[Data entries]
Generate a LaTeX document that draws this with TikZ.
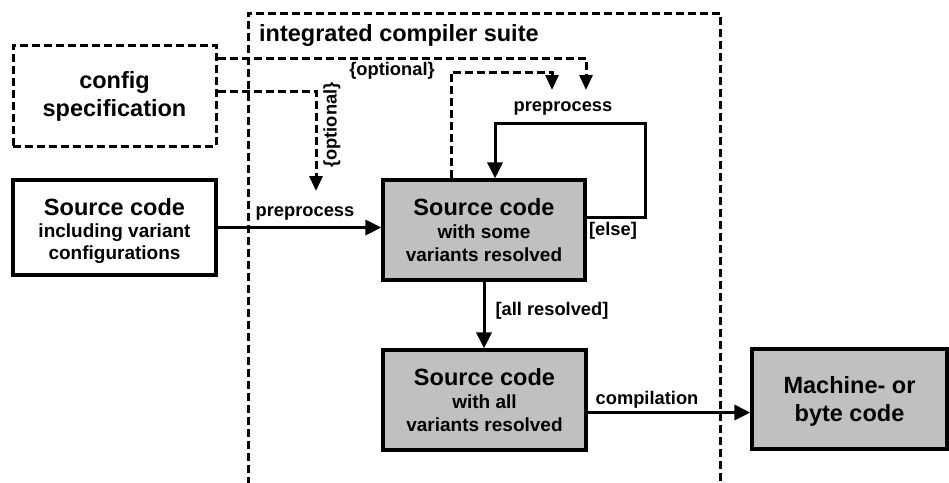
\documentclass[tikz,border=0pt]{standalone}
\usepackage{fontspec}
\setmainfont{Liberation Sans}
\usetikzlibrary{arrows.meta}
\definecolor{boxgray}{RGB}{192,192,192}
\tikzset{
  solidbox/.style={draw, line width=3.2pt, inner sep=0pt},
  graybox/.style={solidbox, fill=boxgray},
  dashbox/.style={draw, line width=3pt, dash pattern=on 8pt off 4pt, inner sep=0pt},
  arr/.style={line width=3pt, -{Triangle[length=16pt,width=15pt]}},
  darr/.style={line width=3pt, dash pattern=on 8pt off 4pt, -{Triangle[length=15pt,width=13pt]}},
  dline/.style={line width=3pt, dash pattern=on 8pt off 4pt},
  lbl/.style={font=\fontsize{18.3}{21}\selectfont\bfseries, inner sep=0pt},
  hdt/.style={font=\fontsize{23.5}{26}\selectfont\bfseries, inner sep=0pt, anchor=base},
  subt/.style={font=\fontsize{19}{22}\selectfont\bfseries, inner sep=0pt, anchor=base},
}
\begin{document}
\begin{tikzpicture}[x=1pt,y=-1pt]
\useasboundingbox (0,0) rectangle (949,482);
% frame
\draw[dline] (248,485) -- (248,13) -- (720,13) -- (720,485);
\node[hdt, anchor=base west] (suite) at (259,41) {integrated compiler suite};
% boxes
\node[dashbox, minimum width=203pt, minimum height=101pt] (config) at (114.5,95.5) {};
\node[hdt] (config-a) at (114.5,88) {config};
\node[hdt] (config-b) at (114.5,116) {specification};
\node[solidbox, minimum width=203pt, minimum height=95pt] (src) at (114.5,227.5) {};
\node[hdt] (src-a) at (114.5,215) {Source code};
\node[subt] (src-b) at (114.5,237) {including variant};
\node[subt] (src-c) at (114.5,259) {configurations};
\node[graybox, minimum width=202pt, minimum height=100pt] (mid) at (484,230) {};
\node[hdt] (mid-a) at (484,215) {Source code};
\node[subt] (mid-b) at (484,238) {with some};
\node[subt] (mid-c) at (484,261) {variants resolved};
\node[graybox, minimum width=203pt, minimum height=100pt] (low) at (484.5,400) {};
\node[hdt] (low-a) at (484.5,385) {Source code};
\node[subt] (low-b) at (484.5,408) {with all};
\node[subt] (low-c) at (484.5,431) {variants resolved};
\node[graybox, minimum width=195pt, minimum height=100pt] (mach) at (849.5,399) {};
\node[hdt] (mach-a) at (849.5,393) {Machine- or};
\node[hdt] (mach-b) at (849.5,421) {byte code};
% solid arrows
\draw[arr] (src.east) -- (src.east -| mid.west);
\draw[arr] (mid.south) -- (mid.south |- low.north);
\draw[arr] ([yshift=-12.5pt]low.east) -- ([yshift=-12.5pt]low.east -| mach.west);
\coordinate (lpA) at (645,217);
\coordinate (lpB) at (645,123);
\coordinate (lpC) at (495,123);
\draw[arr] ([yshift=13pt]mid.east) -- (lpA) -- (lpB) -- (lpC) -- (lpC |- mid.north);
% dashed arrows
\coordinate (dA1) at (586,58);
\coordinate (dA2) at (586,90);
\draw[darr] ([yshift=37.5pt]config.east) -- (dA1) -- (dA2);
\coordinate (dB1) at (316,91);
\coordinate (dB2) at (316,191);
\draw[darr] ([yshift=4.5pt]config.east) -- (dB1) -- (dB2);
\coordinate (dC1) at (451,72);
\coordinate (dC2) at (552,72);
\coordinate (dC3) at (552,90);
\draw[darr] (dC1 |- mid.north) -- (dC1) -- (dC2) -- (dC3);
% labels
\node[lbl] (opt1) at (392,71) {\{optional\}};
\node[lbl, rotate=90] (opt2) at (332,125) {\{optional\}};
\node[lbl] (pp1) at (563,108) {preprocess};
\node[lbl] (else) at (613,231) {[else]};
\node[lbl] (pp2) at (305,213) {preprocess};
\node[lbl] (allr) at (552,311) {[all resolved]};
\node[lbl] (comp) at (647,400) {compilation};
\end{tikzpicture}
\end{document}
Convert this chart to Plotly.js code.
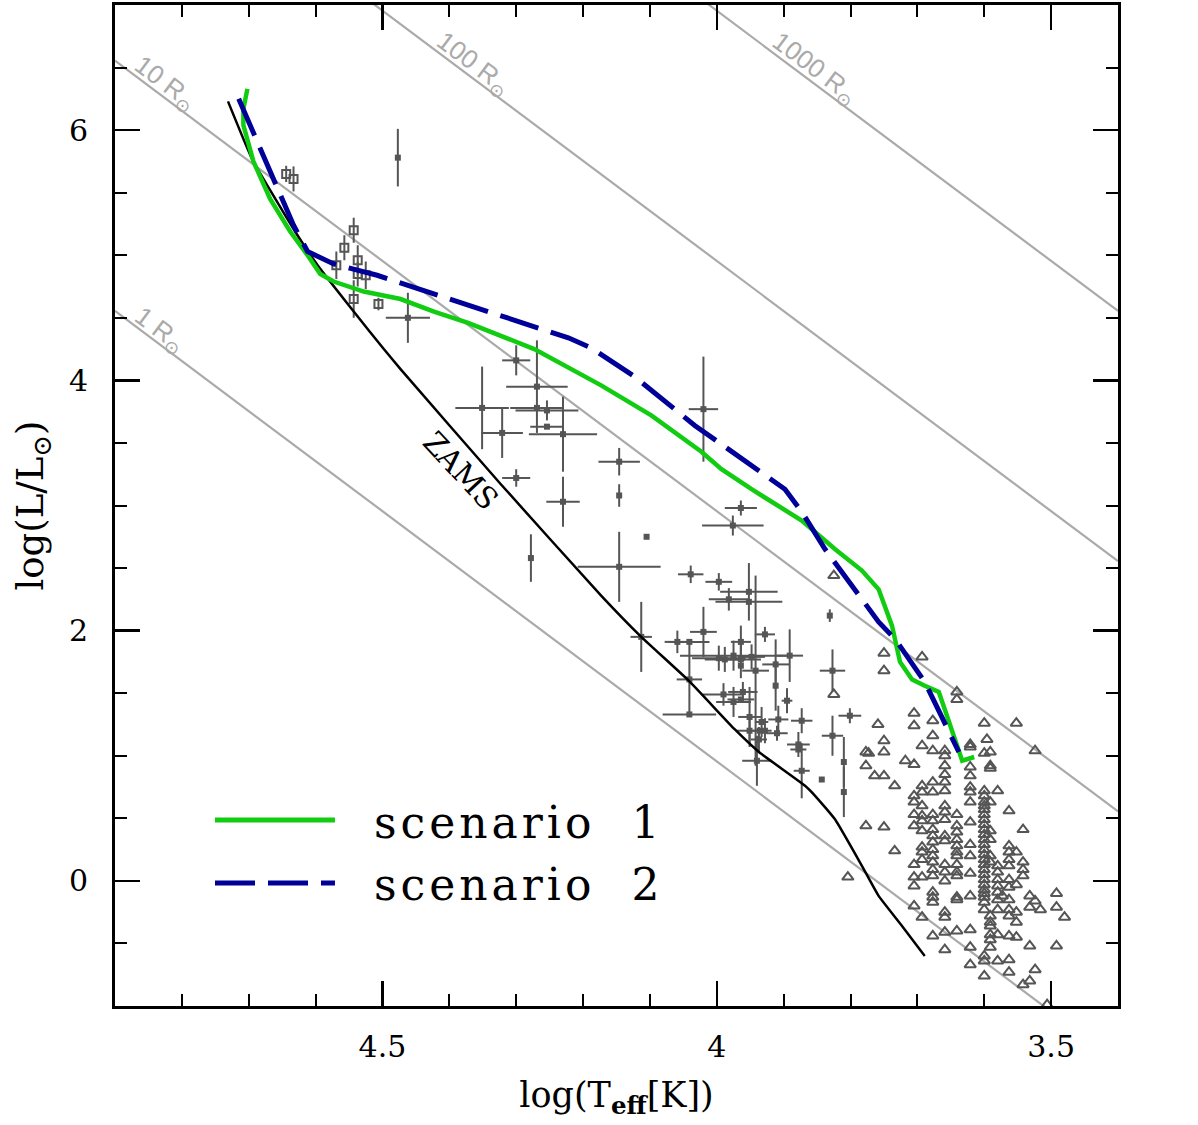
<!DOCTYPE html>
<html>
<head>
<meta charset="utf-8">
<script src="https://cdn.plot.ly/plotly-3.0.1.min.js"></script>
<style>html,body{margin:0;padding:0;background:#fff;}</style>
</head>
<body>
<div id="chart" style="width:1198px;height:1125px;"></div>
<script>
// ---------------- DATA ----------------
// Iso-radius lines (solar radii), drawn with L = 4 pi R^2 sigma T^4
const radii = [1, 10, 100, 1000];
const radiusLabels = ['1 R<sub>⊙</sub>', '10 R<sub>⊙</sub>', '100 R<sub>⊙</sub>', '1000 R<sub>⊙</sub>'];
const radiusLabelLogT = [4.833, 4.825, 4.365, 3.854];
const radiusLabelLogL = [4.40, 6.37, 6.53, 6.49];
const logTsun = Math.log10(5772);

// Zero-age main sequence
const zamsLogT = [4.731, 4.695, 4.633, 4.597, 4.543, 4.498, 4.473, 4.323, 4.173, 4.113, 4.042, 3.973, 3.937, 3.868, 3.853, 3.823, 3.783, 3.758, 3.723, 3.689];
const zamsLogL = [6.23, 5.77, 5.21, 4.92, 4.55, 4.25, 4.09, 3.17, 2.28, 1.95, 1.60, 1.21, 1.03, 0.76, 0.68, 0.49, 0.12, -0.12, -0.36, -0.60];

// Scenario 1 (green)
const scen1LogT = [4.702, 4.708, 4.708, 4.693, 4.668, 4.638, 4.612, 4.593, 4.573, 4.528, 4.473, 4.423, 4.372, 4.323, 4.273, 4.173, 4.098, 4.023, 3.993, 3.948, 3.873, 3.823, 3.783, 3.758, 3.738, 3.726, 3.708, 3.689, 3.668, 3.659, 3.633, 3.615];
const scen1LogL = [6.33, 6.17, 6.04, 5.75, 5.45, 5.19, 5.00, 4.85, 4.79, 4.71, 4.65, 4.55, 4.46, 4.36, 4.25, 3.96, 3.72, 3.43, 3.29, 3.13, 2.88, 2.65, 2.48, 2.33, 2.04, 1.75, 1.61, 1.56, 1.51, 1.37, 0.96, 0.99];

// Scenario 2 (blue dashed)
const scen2LogT = [4.715, 4.698, 4.663, 4.633, 4.612, 4.573, 4.508, 4.423, 4.323, 4.222, 4.188, 4.123, 4.033, 3.948, 3.898, 3.873, 3.838, 3.758, 3.733, 3.689, 3.638];
const scen2LogL = [6.25, 6.04, 5.59, 5.24, 5.03, 4.93, 4.84, 4.69, 4.51, 4.34, 4.26, 4.03, 3.64, 3.32, 3.13, 2.95, 2.65, 2.07, 1.93, 1.59, 1.03];

// Observed stars with error bars (filled markers)
const obsLogT = [4.477, 4.462, 4.300, 4.269, 4.351, 4.269, 4.254, 4.254, 4.230, 4.321, 4.300, 4.230, 4.146, 4.146, 4.105, 4.278, 4.146, 4.020, 3.964, 3.976, 4.039, 4.113, 3.997, 3.982, 3.952, 3.952, 4.020, 4.059, 4.041, 3.964, 3.928, 3.997, 3.988, 3.975, 3.964, 3.948, 3.942, 3.891, 3.964, 3.912, 3.912, 3.895, 3.990, 3.961, 3.975, 3.964, 4.041, 4.041, 3.951, 3.933, 3.908, 3.873, 3.951, 3.936, 3.928, 3.910, 3.937, 3.878, 3.878, 3.940, 3.873, 3.831, 3.827, 3.801, 3.827, 3.810, 3.810, 3.843];
const obsLogL = [5.78, 4.50, 4.16, 3.95, 3.78, 3.78, 3.76, 3.63, 3.57, 3.58, 3.22, 3.03, 3.35, 3.08, 2.75, 2.58, 2.51, 3.77, 2.98, 2.84, 2.45, 1.95, 2.39, 2.25, 2.31, 2.23, 1.99, 1.91, 1.91, 1.91, 1.97, 1.78, 1.77, 1.80, 1.77, 1.79, 1.68, 1.80, 1.72, 1.73, 1.56, 1.44, 1.49, 1.51, 1.43, 1.45, 1.61, 1.33, 1.31, 1.27, 1.29, 1.28, 1.20, 1.20, 1.20, 1.18, 1.13, 1.09, 1.05, 0.96, 0.88, 2.12, 1.68, 1.32, 1.16, 0.95, 0.71, 0.81];
const obsErrT = [0, 0.033, 0.021, 0.046, 0.040, 0.040, 0.047, 0.025, 0.051, 0.031, 0.021, 0.025, 0.031, 0, 0, 0, 0.062, 0.022, 0.024, 0.046, 0.019, 0.016, 0.020, 0.030, 0.043, 0.050, 0.020, 0.019, 0.030, 0.015, 0.015, 0.040, 0.030, 0.080, 0.030, 0.020, 0.020, 0.020, 0, 0.020, 0, 0.008, 0.031, 0.022, 0.026, 0.020, 0.019, 0.040, 0.017, 0.010, 0.015, 0.016, 0.020, 0.010, 0.010, 0.016, 0.012, 0.017, 0.012, 0.022, 0.012, 0, 0.019, 0.017, 0.016, 0, 0, 0];
const obsErrL = [0.23, 0.20, 0.12, 0.37, 0.33, 0, 0.08, 0, 0.30, 0.20, 0.07, 0.20, 0.11, 0.09, 0, 0.19, 0.28, 0.42, 0.06, 0.08, 0.07, 0.28, 0.07, 0.09, 0.23, 0, 0.20, 0.09, 0, 0.13, 0.06, 0.10, 0.10, 0.12, 0.15, 0.10, 0.76, 0.21, 0, 0.20, 0.20, 0.10, 0.09, 0.08, 0.12, 0, 0.30, 0, 0.24, 0.12, 0.11, 0.10, 0.10, 0, 0.10, 0.06, 0.10, 0.10, 0, 0.20, 0.22, 0.05, 0.17, 0.06, 0.16, 0.20, 0.20, 0];

// Observed stars with open squares
const openLogT = [4.644, 4.633, 4.543, 4.557, 4.537, 4.569, 4.537, 4.525, 4.543, 4.506];
const openLogL = [5.65, 5.61, 5.20, 5.06, 4.96, 4.92, 4.85, 4.84, 4.65, 4.61];
const openErrL = [0.065, 0.10, 0.10, 0.10, 0.12, 0.11, 0.10, 0.11, 0.15, 0.05];

// Low-mass stars (open triangles), grouped by temperature column
const triColLogT = [3.825, 3.804, 3.777, 3.773, 3.764, 3.759, 3.750, 3.734, 3.718, 3.705, 3.693, 3.677, 3.659, 3.641, 3.621, 3.600, 3.596, 3.591, 3.580, 3.573, 3.563, 3.552, 3.542, 3.532, 3.524, 3.516, 3.506, 3.492, 3.480];
const triColLogL = [
  [2.44, 1.49],
  [0.03],
  [1.03, 0.92, 0.44],
  [1.02],
  [0.84],
  [1.25],
  [1.82, 1.68, 1.12, 1.03, 0.84, 0.43],
  [0.76, 0.24],
  [0.96],
  [1.34, 1.24, 0.93, 0.68, 0.63, 0.53, 0.44, 0.13, 0.03, -0.04, -0.20],
  [1.79, 1.08, 0.76, 0.71, 0.60, 0.52, 0.48, 0.40, 0.27, 0.23, 0.17, 0.03, -0.29],
  [1.28, 1.16, 1.04, 0.79, 0.71, 0.53, 0.48, 0.41, 0.36, 0.31, 0.25, 0.20, 0.15, 0.09, 0.04, -0.09, -0.13, -0.17, -0.44],
  [1.04, 1.00, 0.92, 0.85, 0.79, 0.72, 0.60, 0.55, 0.49, 0.36, 0.32, 0.13, 0.07, 0.00, -0.25, -0.29, -0.41, -0.55],
  [1.51, 1.45, 0.53, 0.44, 0.39, 0.33, 0.28, 0.23, 0.20, 0.13, 0.07, 0.04, -0.13, -0.15, -0.40],
  [1.09, 1.07, 0.91, 0.84, 0.75, 0.71, 0.63, 0.47, 0.29, 0.20, 0.06, -0.12, -0.39, -0.53, -0.67],
  [1.26, 1.02, 0.72, 0.68, 0.63, 0.60, 0.57, 0.53, 0.49, 0.45, 0.41, 0.37, 0.33, 0.29, 0.25, 0.21, 0.17, 0.13, 0.09, 0.05, 0.01, -0.03, -0.07, -0.10, -0.13, -0.17, -0.23, -0.60, -0.64, -0.76],
  [1.13],
  [1.03, 0.92, 0.90, 0.63, 0.40, 0.33, 0.20, 0.15, -0.28, -0.33, -0.36, -0.43, -0.47, -0.53],
  [0.72, 0.12, 0.07, 0.01, -0.04, -0.09, -0.15, -0.23, -0.43, -0.64],
  [-0.12],
  [0.56, 0.28, 0.23, 0.17, 0.12, 0.01, -0.05, -0.15, -0.23, -0.28, -0.44, -0.63, -0.73],
  [1.26, 0.23, -0.03, -0.25, -0.33, -0.45],
  [0.41, 0.15, 0.09, 0.04, -0.83],
  [-0.12, -0.21, -0.52, -0.80],
  [1.04, -0.16, -0.71],
  [-0.23],
  [-0.99],
  [-0.10, -0.21, -0.52],
  [-0.29]
];

const xRange = [4.9, 3.4];
const yRange = [-1, 7];
const legendNames = ['scenario 1', 'scenario 2'];

// ---------------- BUILD ----------------
const GRAY = '#555555';
const RLINE = '#aaaaaa';
const GREEN = '#11cc11';
const NAVY = '#000099';
const SERIF = 'DejaVu Serif, Liberation Serif, serif';

const traces = [];

radii.forEach(R => {
  traces.push({
    x: xRange.slice(),
    y: xRange.map(t => 2 * Math.log10(R) + 4 * (t - logTsun)),
    mode: 'lines', line: {color: RLINE, width: 2.2}, hoverinfo: 'skip', showlegend: false
  });
});

const triX = [], triY = [];
triColLogT.forEach((t, i) => triColLogL[i].forEach(l => { triX.push(t); triY.push(l); }));
traces.push({
  x: triX, y: triY, mode: 'markers', showlegend: false,
  marker: {symbol: 'triangle-up-open', size: 10, color: GRAY, line: {width: 2, color: GRAY}}
});

traces.push({
  x: openLogT, y: openLogL, mode: 'markers', showlegend: false,
  error_y: {type: 'data', array: openErrL, width: 0, thickness: 2, color: GRAY},
  marker: {symbol: 'square-open', size: 8, color: GRAY, line: {width: 2, color: GRAY}}
});

traces.push({
  x: obsLogT, y: obsLogL, mode: 'markers', showlegend: false,
  error_x: {type: 'data', array: obsErrT, width: 0, thickness: 2, color: GRAY},
  error_y: {type: 'data', array: obsErrL, width: 0, thickness: 2, color: GRAY},
  marker: {symbol: 'square', size: 6, color: GRAY}
});

traces.push({
  x: zamsLogT, y: zamsLogL, mode: 'lines', name: 'ZAMS', showlegend: false,
  line: {color: '#000000', width: 2.5, shape: 'spline', smoothing: 0.4}
});

traces.push({
  x: scen1LogT, y: scen1LogL, mode: 'lines', name: legendNames[0], showlegend: false,
  line: {color: GREEN, width: 4.5}
});
traces.push({
  x: scen2LogT, y: scen2LogL, mode: 'lines', name: legendNames[1], showlegend: false,
  line: {color: NAVY, width: 5, dash: '40px,13px'}
});

const annotations = [];
radii.forEach((R, i) => {
  annotations.push({
    x: radiusLabelLogT[i], y: radiusLabelLogL[i], xref: 'x', yref: 'y',
    text: radiusLabels[i], showarrow: false, textangle: 36.87,
    font: {family: 'Liberation Sans, Arial, sans-serif', size: 26, color: RLINE}
  });
});
annotations.push({
  x: 4.383, y: 3.28, xref: 'x', yref: 'y', text: 'ZAMS', showarrow: false, textangle: 47,
  font: {family: SERIF, size: 30, color: '#000'}
});
// legend text
annotations.push({
  x: 0.2562, y: 0.1838, xref: 'paper', yref: 'paper', xanchor: 'left', yanchor: 'middle',
  text: legendNames[0].replace(' ', '&nbsp;&nbsp;'), showarrow: false, font: {family: SERIF, size: 44, color: '#000'}
});
annotations.push({
  x: 0.2562, y: 0.1209, xref: 'paper', yref: 'paper', xanchor: 'left', yanchor: 'middle',
  text: legendNames[1].replace(' ', '&nbsp;&nbsp;'), showarrow: false, font: {family: SERIF, size: 44, color: '#000'}
});

const shapes = [
  {type: 'line', xref: 'paper', yref: 'paper', x0: 0.0997, x1: 0.2193, y0: 0.1858, y1: 0.1858,
   line: {color: GREEN, width: 5}},
  {type: 'line', xref: 'paper', yref: 'paper', x0: 0.0997, x1: 0.2193, y0: 0.1229, y1: 0.1229,
   line: {color: NAVY, width: 5, dash: '40px,13px'}}
];

const axisCommon = {
  showgrid: false, zeroline: false, showline: true, linecolor: '#000', linewidth: 3,
  mirror: 'allticks', ticks: 'inside', ticklen: 25, tickwidth: 2.5, tickcolor: '#000',
  tickfont: {family: SERIF, size: 30, color: '#000'}
};

const layout = {
  width: 1198, height: 1125,
  margin: {l: 115, r: 80, t: 5, b: 119},
  paper_bgcolor: '#fff', plot_bgcolor: '#fff',
  showlegend: false,
  xaxis: Object.assign({}, axisCommon, {
    range: xRange, tick0: 0, dtick: 0.5, ticklabelstandoff: 12,
    minor: {ticks: 'inside', dtick: 0.1, ticklen: 12, tickwidth: 2, tickcolor: '#000'},
    title: {text: 'log(T<sub><b>eff</b></sub>[K])', font: {family: SERIF, size: 35, color: '#000'}, standoff: 20}
  }),
  yaxis: Object.assign({}, axisCommon, {
    range: yRange, tick0: 0, dtick: 2, ticklabelstandoff: 18,
    minor: {ticks: 'inside', dtick: 0.5, ticklen: 12, tickwidth: 2, tickcolor: '#000'},
    title: {text: 'log(L/L<sub>⊙</sub>)', font: {family: SERIF, size: 37, color: '#000'}, standoff: 14}
  }),
  annotations: annotations,
  shapes: shapes
};

Plotly.newPlot('chart', traces, layout, {staticPlot: true, displayModeBar: false}).then(gd => {
  // widen the legend lettering (reference uses a wide stroke font), keeping the left edge fixed
  const n = annotations.length;
  [n - 2, n - 1].forEach(idx => {
    const txt = gd.querySelector('.annotation[data-index="' + idx + '"] text.annotation-text');
    if (!txt) return;
    const before = txt.getBBox();
    txt.style.letterSpacing = '4px';
    const after = txt.getBBox();
    const dx = before.x - after.x;
    txt.setAttribute('transform', 'translate(' + dx + ',0)');
  });
});
</script>
</body>
</html>
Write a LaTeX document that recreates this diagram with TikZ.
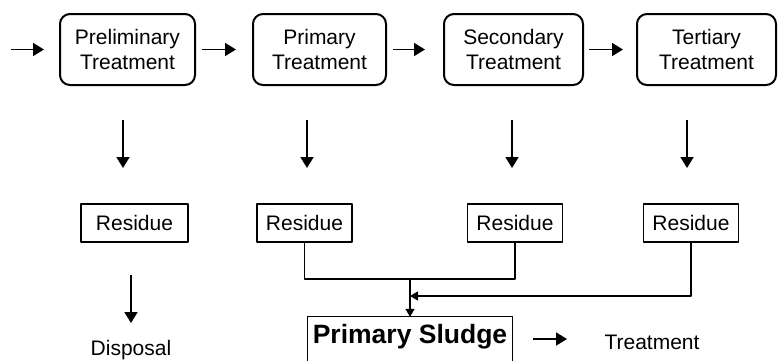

▶ [Aim of the task]: Going back to the data above, write out everything from the line with "Convert this chart to Plotly.js code." down to the line with "const logTsun = Math.log10(5772);", both included, leaving every picture out.

▶ [Answer to this task]:
Convert this chart to Plotly.js code.
<!DOCTYPE html>
<html>
<head>
<meta charset="utf-8">
<script src="https://cdn.plot.ly/plotly-3.0.1.min.js"></script>
<style>html,body{margin:0;padding:0;background:#fff;}</style>
</head>
<body>
<div id="chart" style="width:1198px;height:1125px;"></div>
<script>
// ---------------- DATA ----------------
// Iso-radius lines (solar radii), drawn with L = 4 pi R^2 sigma T^4
const radii = [1, 10, 100, 1000];
const radiusLabels = ['1 R<sub>⊙</sub>', '10 R<sub>⊙</sub>', '100 R<sub>⊙</sub>', '1000 R<sub>⊙</sub>'];
const radiusLabelLogT = [4.833, 4.825, 4.365, 3.854];
const radiusLabelLogL = [4.40, 6.37, 6.53, 6.49];
const logTsun = Math.log10(5772);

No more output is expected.